A convertible bond is a debt security, issued by a corporation that gives its owner the right to acquire another security (usually the issuer's common stock directly from the issuer) in exchange for the security. The exchange terms are detailed in the bond indenture. The conversion feature results in the bondholder receiving lower yields as compared to non-convertible securities.

Typically, convertible bonds will be classified as subordinated debt, debt which is junior in ranking to senior or unsubordinated debt as far as principal repayment in the event of issuer distress or bankruptcy.


The formula for the conversion ratio is ordinarily: Par Value of Convertible Security (usually 1.00) divided by Conversion Price.

Conversion Price - Price paid per share to acquire the common stock of the issuer

Conversion Ratio - This ratio determines the number of shares the bondholder will receive per bond they exchange.

Parity - Conversion parity is the point at which neither a profit, nor loss, would be made at conversion. Basically, parity exists when the conversion ratio at issuance is equal to the convertible security price divided by the market value of the stock.

When the price of the stock increases above the conversion parity price, the convertible security would be subject to price changes relative to the movements of the stock. Any stock price appreciation thereafter will be reflected in the price of the bond allowing the bondholder to sell the convertible security for a profit rather than performing a conversion and then selling the stock for a gain.

Conversion Premium - The conversion premium measures the spread between the conversion price and the current market value of the convertible bond, and is ordinarily expressed in percent. For example, if a stock is currently trading at $50 per share and the bond conversion price is $60, the bond would be said to be trading with a 20% conversion premium.

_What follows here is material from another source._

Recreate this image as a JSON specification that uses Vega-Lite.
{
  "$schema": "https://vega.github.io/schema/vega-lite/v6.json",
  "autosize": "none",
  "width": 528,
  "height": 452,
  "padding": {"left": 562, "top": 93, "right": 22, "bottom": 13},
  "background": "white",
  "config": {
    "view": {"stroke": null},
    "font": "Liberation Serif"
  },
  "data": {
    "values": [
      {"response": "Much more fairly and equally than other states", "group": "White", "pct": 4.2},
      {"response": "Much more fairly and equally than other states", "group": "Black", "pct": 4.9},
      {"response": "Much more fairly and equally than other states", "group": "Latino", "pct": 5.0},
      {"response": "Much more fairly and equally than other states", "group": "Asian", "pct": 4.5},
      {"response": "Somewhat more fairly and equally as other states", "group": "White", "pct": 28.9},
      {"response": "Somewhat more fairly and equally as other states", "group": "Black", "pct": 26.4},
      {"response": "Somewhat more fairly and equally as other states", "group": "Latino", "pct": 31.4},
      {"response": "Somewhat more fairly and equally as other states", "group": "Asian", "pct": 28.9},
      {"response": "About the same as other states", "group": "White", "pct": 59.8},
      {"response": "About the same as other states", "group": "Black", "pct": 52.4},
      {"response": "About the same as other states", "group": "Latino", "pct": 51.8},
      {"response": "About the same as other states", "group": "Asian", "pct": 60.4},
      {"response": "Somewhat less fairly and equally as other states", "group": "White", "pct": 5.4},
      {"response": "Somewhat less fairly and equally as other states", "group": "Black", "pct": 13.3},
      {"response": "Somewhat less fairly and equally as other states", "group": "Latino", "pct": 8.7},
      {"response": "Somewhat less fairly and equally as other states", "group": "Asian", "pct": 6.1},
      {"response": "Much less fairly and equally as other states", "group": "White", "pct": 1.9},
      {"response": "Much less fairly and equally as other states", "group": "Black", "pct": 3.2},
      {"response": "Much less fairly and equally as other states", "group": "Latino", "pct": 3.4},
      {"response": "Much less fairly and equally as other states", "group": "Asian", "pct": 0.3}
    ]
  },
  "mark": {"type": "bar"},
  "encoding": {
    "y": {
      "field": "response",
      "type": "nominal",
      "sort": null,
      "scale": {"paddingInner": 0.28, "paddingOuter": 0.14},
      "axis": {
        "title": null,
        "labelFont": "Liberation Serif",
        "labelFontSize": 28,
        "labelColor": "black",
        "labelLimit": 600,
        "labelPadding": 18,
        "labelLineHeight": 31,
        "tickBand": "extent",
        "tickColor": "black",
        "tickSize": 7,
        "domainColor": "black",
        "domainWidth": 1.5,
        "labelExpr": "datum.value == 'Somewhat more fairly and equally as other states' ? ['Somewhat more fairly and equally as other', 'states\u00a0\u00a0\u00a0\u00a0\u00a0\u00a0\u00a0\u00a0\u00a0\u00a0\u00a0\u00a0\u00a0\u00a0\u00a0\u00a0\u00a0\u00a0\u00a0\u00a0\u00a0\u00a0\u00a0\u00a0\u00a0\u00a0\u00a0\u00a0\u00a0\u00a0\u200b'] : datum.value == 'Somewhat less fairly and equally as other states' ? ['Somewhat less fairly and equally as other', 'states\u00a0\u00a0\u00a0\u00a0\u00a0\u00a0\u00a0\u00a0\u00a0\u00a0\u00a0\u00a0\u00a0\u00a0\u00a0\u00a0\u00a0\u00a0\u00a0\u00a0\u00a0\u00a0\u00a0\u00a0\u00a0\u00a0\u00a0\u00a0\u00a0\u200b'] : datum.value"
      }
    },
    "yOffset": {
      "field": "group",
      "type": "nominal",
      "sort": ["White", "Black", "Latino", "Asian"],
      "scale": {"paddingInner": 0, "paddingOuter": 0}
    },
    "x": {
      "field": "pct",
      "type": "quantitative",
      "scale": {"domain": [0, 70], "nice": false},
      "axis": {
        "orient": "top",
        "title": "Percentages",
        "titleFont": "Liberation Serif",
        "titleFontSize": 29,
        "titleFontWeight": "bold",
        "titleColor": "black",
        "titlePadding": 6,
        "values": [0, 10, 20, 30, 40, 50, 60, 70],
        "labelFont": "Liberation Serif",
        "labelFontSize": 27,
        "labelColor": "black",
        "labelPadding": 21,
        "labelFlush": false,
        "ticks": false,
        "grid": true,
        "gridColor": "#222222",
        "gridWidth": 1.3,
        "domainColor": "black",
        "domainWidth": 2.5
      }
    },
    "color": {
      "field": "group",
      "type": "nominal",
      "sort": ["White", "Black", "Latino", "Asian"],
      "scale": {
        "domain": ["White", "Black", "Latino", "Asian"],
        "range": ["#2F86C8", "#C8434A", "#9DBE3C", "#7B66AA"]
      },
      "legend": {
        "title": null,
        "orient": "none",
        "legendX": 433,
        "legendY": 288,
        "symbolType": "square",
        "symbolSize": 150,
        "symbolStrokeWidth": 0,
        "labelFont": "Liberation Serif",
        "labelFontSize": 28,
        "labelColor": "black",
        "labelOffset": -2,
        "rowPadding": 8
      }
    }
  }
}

Advantages and Disadvantages to Issuers of Convertible Bonds

The conversion feature offers upside to the bondholder and therefore gives the issuer the ability to achieve lower fixed costs for borrowing. Issuing debt with an conversion premium above market values is often preferable for an issuer to paying a higher cost of capital for fixed senior debt or to issuing equity at or below market values (which would also dilute equity holders).

Issuers can also impose other conditions that make these bonds more attractive as a source of capital (and potentially less so for investors). One thing that can be done is to add a call feature into the bond allowing it to be called if, for example, the company starts to increase earnings. The call feature allows the issuer to force the bondholder to convert the bonds at a lower price. It is therefore important to read bond indentures carefully before purchasing convertible bonds.

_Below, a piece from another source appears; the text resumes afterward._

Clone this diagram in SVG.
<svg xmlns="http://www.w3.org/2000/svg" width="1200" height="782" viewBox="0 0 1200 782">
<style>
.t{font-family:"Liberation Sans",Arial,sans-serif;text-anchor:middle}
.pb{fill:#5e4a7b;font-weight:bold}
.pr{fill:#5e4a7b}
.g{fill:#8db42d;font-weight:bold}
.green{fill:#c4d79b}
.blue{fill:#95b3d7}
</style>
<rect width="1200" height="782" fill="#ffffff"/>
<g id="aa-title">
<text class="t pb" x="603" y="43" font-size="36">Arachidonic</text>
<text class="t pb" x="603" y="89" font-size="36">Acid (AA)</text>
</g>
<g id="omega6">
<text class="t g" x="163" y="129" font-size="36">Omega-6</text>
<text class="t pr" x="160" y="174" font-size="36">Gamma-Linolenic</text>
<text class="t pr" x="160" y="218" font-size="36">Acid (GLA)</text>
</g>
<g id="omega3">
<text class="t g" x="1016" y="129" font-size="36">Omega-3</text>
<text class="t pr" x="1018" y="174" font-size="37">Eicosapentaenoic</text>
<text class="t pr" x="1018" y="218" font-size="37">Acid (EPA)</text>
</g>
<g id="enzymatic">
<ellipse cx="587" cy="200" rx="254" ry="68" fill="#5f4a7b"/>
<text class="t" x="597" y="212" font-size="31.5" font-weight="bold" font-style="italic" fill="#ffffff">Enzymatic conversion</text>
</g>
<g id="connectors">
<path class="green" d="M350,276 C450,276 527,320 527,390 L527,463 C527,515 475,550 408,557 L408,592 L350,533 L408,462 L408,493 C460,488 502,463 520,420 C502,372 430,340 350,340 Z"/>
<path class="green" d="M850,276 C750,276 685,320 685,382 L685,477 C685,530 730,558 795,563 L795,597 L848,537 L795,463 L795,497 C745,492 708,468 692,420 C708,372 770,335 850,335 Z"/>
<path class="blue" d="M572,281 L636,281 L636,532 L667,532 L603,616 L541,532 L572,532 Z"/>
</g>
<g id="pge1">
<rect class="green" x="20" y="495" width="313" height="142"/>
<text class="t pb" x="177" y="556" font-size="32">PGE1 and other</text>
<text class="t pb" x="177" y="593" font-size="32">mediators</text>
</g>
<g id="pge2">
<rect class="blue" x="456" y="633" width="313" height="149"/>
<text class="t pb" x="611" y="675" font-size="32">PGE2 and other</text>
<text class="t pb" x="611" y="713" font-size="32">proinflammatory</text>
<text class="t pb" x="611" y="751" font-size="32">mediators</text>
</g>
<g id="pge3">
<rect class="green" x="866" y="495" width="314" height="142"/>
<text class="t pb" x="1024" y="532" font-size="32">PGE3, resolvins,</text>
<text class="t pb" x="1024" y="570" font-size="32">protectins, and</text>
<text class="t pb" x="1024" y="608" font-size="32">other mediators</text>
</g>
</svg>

One key disadvantage to the issuer of a convertible is if the stock price increases rapidly after issuance, causing the conversion to take place in a relatively short amount of time. This indicates that the company did not do a good job of valuing itself. A second, and more negative scenario exists when the common stock actually moves lower after issuance. In this case, the bondholder will not convert to equity as the issuer had hoped, but will continue to realize interest and recover their principal.

Advantages and Disadvantages to Convertible Bond Investors

Convertible bonds are a safer investment than buying common stock but can provide stock-like returns. They are less volatile than stocks and their value can only fall to a price where the yield would be equal to that of a non-convertible bond of the same term. They offer strong downside protection in a bear market while allowing the investor to take part in the profits as a stock moves higher.

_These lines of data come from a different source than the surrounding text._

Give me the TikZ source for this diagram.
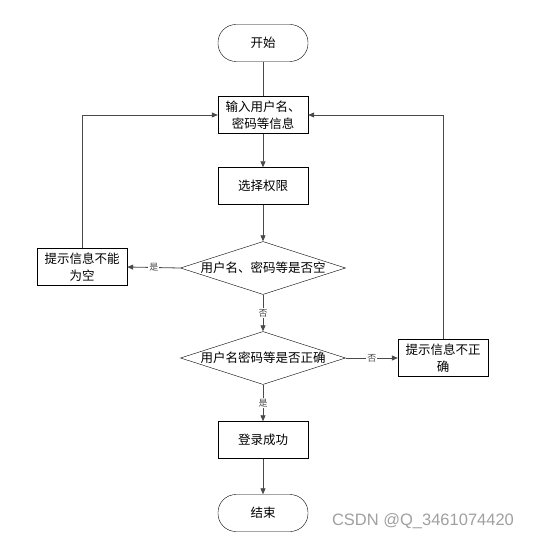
\documentclass[tikz,border=0pt]{standalone}
\usepackage{fontspec}
\usepackage{tikz}
\usetikzlibrary{positioning, arrows.meta, shapes.geometric}
\newfontfamily\cjk{Noto Sans CJK SC}
\newfontfamily\wmfont{Liberation Sans}
\definecolor{lineGray}{HTML}{4a4a4a}
\definecolor{wmGray}{HTML}{a0a0a0}

\begin{document}
\begin{tikzpicture}[x=1pt, y=-1pt, term/.style={draw, rounded corners=18pt, minimum width=90pt, minimum height=37pt, font=\cjk\fontsize{12.5}{17}\selectfont},proc/.style={draw, minimum width=90pt, minimum height=37pt, align=center, inner sep=1pt, font=\cjk\fontsize{12.5}{17}\selectfont},dec/.style={draw, diamond, minimum width=165pt, minimum height=53pt, inner sep=0pt, label={[font=\cjk\fontsize{12.5}{17}\selectfont]center:#1}},arr/.style={-{Triangle[length=6pt, width=5pt]}, color=lineGray, thick},yn/.style={font=\cjk\fontsize{9}{10}\selectfont, fill=white, inner sep=1pt, midway}]
\useasboundingbox (0,0) rectangle (536,540);
\node[term] (start) at (263,43) {开始};
\node[proc] (input) at (263,115) {输入用户名、\\密码等信息};
\node[proc] (select) at (263,186) {选择权限};
\node[dec={用户名、密码等是否空}] (chk1) at (263,268) {};
\node[proc] (warn1) at (82,267) {提示信息不能\\为空};
\node[dec={用户名密码等是否正确}] (chk2) at (263,358) {};
\node[proc] (warn2) at (443,358) {提示信息不正\\确};
\node[proc] (login) at (263,440) {登录成功};
\node[term] (stop) at (263,513) {结束};
\draw[color=lineGray, thick] (start)--(input); \draw[arr] (input)--(select); \draw[arr] (select)--(chk1);
\draw[arr] (chk1.west)--(warn1.east) node[yn] {是};
\draw[arr] (chk1.south)--(chk2.north) node[yn] {否};
\draw[arr] (chk2.east)--(warn2.west) node[yn] {否};
\draw[arr] (chk2.south)--(login.north) node[yn] {是};
\draw[arr] (login)--(stop);
\draw[arr] (warn1.north)|-(input.west); \draw[arr] (warn2.north)|-(input.east);
\node[font=\wmfont\fontsize{16.5}{18}\selectfont, color=wmGray] (wm) at (423,521) {CSDN @Q\_3461074420};
\end{tikzpicture}
\end{document}
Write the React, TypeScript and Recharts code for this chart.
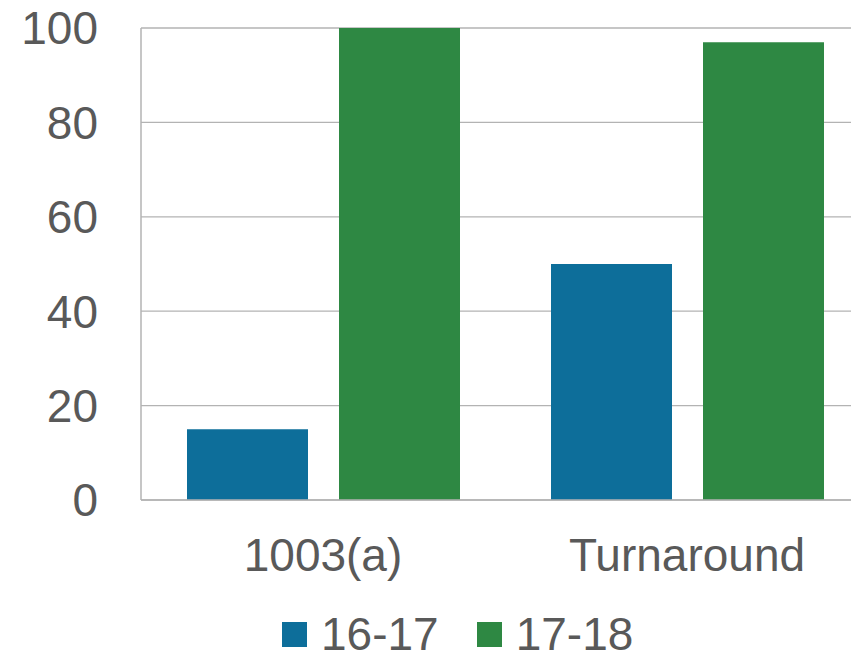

Convertibles can be disadvantageous bondholders receive substantially lower yield to maturity in comparison to the non-convertible equivalent. This is only a concern when the issuer's equity does not achieve the upward price projections that would make taking the lower yield speculation worthwhile.

Additionally, the ability for speculation is greatly reduced when a call provision is attached to the convertible bond. This limits the upside and will force the bondholder to give up their bond at a discount to market.

Convertible Bond Investor Considerations

Convertible bonds provide the investor with a vehicle that has lower risk and lower yields than an equivalent credit which is not convertible, yet allows the investor to take advantage of a higher stock price. The bondholder is making a tradeoff; lower yields upfront for anticipated gains in the stock price. If those gains are not achieved, the bondholder will have given up the yield spread between the convertible and non-convertible security.

Make sure you assess the credit quality of the company you are loaning money to. Does the company have the strength to withstand economic downturns or even recessions? What is the growth potential of the stock and is it enough to compensate you for the lower yield on the convertible bond?